InterJournal Complex Systems, 127
Status: Accepted
Manuscript Number: [127]
Submission Date: 981025
Revision
Socioeconomic Systems as Nested Dissipative Adaptive Systems (Holarchies) and their Dynamic Energy Budget: validation of the approach
Author(s): Kozo Mayumi

Subject(s): CX.43, CX.44

Category: Brief Article

Abstract:

The text of this paper is divided into 5 sections: section 1 describes the procedure used to set up a database referring to 107 countries of the world comprising more than 90% of world population.
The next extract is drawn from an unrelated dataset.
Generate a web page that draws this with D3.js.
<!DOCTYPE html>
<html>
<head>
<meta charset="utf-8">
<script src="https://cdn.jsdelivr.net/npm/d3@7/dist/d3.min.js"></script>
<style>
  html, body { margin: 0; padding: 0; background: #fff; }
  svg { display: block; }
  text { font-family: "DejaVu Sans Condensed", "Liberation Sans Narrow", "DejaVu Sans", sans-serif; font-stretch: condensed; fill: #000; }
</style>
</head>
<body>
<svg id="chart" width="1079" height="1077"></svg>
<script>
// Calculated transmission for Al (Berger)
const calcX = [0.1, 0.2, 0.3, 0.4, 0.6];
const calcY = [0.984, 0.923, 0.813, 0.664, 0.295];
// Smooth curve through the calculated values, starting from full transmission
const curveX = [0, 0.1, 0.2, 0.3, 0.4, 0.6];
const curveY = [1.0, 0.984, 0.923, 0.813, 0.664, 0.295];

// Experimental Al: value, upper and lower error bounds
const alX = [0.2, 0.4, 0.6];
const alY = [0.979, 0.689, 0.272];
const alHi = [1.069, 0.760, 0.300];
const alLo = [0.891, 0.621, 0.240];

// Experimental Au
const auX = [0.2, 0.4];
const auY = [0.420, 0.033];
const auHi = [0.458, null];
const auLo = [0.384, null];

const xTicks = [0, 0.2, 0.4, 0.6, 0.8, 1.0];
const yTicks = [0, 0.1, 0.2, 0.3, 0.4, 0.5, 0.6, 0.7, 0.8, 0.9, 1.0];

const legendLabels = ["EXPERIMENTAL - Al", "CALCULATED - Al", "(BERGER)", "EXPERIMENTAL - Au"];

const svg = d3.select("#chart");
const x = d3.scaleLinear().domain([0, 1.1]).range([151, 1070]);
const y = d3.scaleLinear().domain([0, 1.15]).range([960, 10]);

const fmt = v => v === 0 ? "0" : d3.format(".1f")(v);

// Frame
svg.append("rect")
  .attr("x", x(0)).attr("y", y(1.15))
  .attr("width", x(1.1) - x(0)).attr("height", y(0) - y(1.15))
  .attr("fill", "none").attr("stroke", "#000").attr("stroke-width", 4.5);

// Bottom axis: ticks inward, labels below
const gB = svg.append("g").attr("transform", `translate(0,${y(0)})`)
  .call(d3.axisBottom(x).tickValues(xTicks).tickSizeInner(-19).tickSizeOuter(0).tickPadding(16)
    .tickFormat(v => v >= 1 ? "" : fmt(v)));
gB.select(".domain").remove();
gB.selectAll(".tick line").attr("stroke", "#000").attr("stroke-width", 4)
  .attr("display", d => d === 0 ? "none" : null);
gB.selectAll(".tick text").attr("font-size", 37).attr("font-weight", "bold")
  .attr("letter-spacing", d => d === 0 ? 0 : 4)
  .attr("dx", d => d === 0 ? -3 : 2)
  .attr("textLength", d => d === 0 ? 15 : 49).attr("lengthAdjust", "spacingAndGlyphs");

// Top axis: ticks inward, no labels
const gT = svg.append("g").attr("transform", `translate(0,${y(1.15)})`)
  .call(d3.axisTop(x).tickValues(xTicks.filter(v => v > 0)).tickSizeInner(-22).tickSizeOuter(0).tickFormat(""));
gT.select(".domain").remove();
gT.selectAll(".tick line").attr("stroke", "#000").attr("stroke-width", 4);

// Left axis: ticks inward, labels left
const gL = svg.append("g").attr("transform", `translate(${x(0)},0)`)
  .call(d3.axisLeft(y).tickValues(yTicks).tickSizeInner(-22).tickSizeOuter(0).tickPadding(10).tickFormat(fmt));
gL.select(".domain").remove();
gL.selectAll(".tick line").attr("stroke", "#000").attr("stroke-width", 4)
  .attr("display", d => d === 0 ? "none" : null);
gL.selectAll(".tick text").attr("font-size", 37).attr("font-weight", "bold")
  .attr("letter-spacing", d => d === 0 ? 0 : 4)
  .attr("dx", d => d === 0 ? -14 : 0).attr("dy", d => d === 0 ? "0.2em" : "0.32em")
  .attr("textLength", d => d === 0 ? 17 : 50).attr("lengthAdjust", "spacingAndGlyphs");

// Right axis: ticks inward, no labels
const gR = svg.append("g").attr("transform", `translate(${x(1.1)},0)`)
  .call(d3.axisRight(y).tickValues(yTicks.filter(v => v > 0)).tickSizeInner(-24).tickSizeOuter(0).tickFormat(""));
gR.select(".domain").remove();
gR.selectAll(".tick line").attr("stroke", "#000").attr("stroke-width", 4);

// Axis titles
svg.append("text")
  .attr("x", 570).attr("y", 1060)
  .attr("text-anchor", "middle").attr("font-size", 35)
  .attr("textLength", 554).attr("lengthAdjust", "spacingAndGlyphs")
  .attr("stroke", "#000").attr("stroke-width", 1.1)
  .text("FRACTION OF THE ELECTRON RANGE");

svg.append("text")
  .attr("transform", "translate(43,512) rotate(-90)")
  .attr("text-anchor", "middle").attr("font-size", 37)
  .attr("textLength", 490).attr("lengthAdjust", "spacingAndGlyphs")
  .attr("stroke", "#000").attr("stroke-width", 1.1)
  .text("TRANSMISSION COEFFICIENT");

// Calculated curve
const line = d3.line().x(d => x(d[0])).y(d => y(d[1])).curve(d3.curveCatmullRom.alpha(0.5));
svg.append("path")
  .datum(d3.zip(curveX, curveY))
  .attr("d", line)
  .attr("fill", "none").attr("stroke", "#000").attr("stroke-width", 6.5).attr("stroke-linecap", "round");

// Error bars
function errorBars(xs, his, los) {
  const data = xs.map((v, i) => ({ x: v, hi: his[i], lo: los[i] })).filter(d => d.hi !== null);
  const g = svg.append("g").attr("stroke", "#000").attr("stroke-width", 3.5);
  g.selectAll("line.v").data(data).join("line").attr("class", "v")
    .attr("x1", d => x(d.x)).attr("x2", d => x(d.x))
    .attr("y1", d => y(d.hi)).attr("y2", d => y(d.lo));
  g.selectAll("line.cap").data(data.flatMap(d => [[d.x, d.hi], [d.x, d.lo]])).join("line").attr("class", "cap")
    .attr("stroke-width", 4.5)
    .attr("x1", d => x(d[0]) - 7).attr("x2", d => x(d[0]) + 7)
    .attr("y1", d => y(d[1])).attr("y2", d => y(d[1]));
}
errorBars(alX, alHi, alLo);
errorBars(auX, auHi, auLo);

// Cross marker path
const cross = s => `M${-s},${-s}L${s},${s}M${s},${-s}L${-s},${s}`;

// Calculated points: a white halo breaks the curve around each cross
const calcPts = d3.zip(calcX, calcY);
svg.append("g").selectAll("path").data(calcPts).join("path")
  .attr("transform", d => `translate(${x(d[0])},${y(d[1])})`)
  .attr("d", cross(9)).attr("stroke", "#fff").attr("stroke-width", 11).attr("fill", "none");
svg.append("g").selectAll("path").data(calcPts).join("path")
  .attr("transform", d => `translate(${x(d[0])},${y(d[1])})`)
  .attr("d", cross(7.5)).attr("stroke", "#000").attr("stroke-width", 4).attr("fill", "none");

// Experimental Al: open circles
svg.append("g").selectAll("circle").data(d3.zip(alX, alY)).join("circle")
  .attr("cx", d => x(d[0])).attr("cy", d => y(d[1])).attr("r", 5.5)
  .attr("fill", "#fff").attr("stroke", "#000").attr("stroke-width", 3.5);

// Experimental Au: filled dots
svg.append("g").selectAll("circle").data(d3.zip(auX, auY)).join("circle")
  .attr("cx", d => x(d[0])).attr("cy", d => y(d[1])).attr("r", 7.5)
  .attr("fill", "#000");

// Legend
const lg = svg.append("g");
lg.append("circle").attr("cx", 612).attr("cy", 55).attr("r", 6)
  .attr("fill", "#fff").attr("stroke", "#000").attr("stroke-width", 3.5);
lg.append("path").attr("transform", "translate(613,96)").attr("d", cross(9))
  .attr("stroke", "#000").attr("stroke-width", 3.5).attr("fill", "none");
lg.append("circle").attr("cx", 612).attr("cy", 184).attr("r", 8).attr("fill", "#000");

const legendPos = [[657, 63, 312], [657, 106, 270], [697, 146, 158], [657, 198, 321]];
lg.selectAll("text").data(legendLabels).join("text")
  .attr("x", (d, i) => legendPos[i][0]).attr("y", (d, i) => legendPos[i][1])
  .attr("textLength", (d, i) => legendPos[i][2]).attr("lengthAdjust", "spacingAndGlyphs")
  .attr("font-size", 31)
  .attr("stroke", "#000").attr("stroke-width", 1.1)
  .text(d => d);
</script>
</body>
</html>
The remaining four parts present 4 applications of the approach which confirm the 4 hypotheses presented in the previous paper: (1) the indicator of development (BEP) suggested according to theoretical consideration, which is obtained combining only biophysical variables for which assessments are available, correlates better than GNP with a set of more than 20 traditional indicators of development used by the World Bank; (2) it is possible to visualize a common trajectory of development for all countries comprised in the sample, when we describe their evolution in an appropriate state space. This seems to confirm that the need of congruence among flows of energy, human time, and money across levels imposes constraints on the path of development; (3) equations of congruence across levels can be used to establish a direct link between demographic variables, level of development, existing technology and the availability of natural resources. This makes possible to discuss the feasibility of different scenarios by checking the perspective about the effects generated by the very same change on different hierarchical levels; (4) our dataset seems to indicate that the so-called phenomenon of ``demographic transition'' can be studied, by adopting our approach, in terms of a shift from one metastable equilibrium of the dynamic societal energy budget to another. This finding is particularly relevant since, at the moment, the only two points of zero-growth equilibrium accessible for human societies are: (i) the short life span-poor material standard of living typical of pre-industrial societies and (ii) the high-waste-based typical of developed post-industrial societies. To increase the sustainability of our civilization we have to look for a different combination among the relevant variables.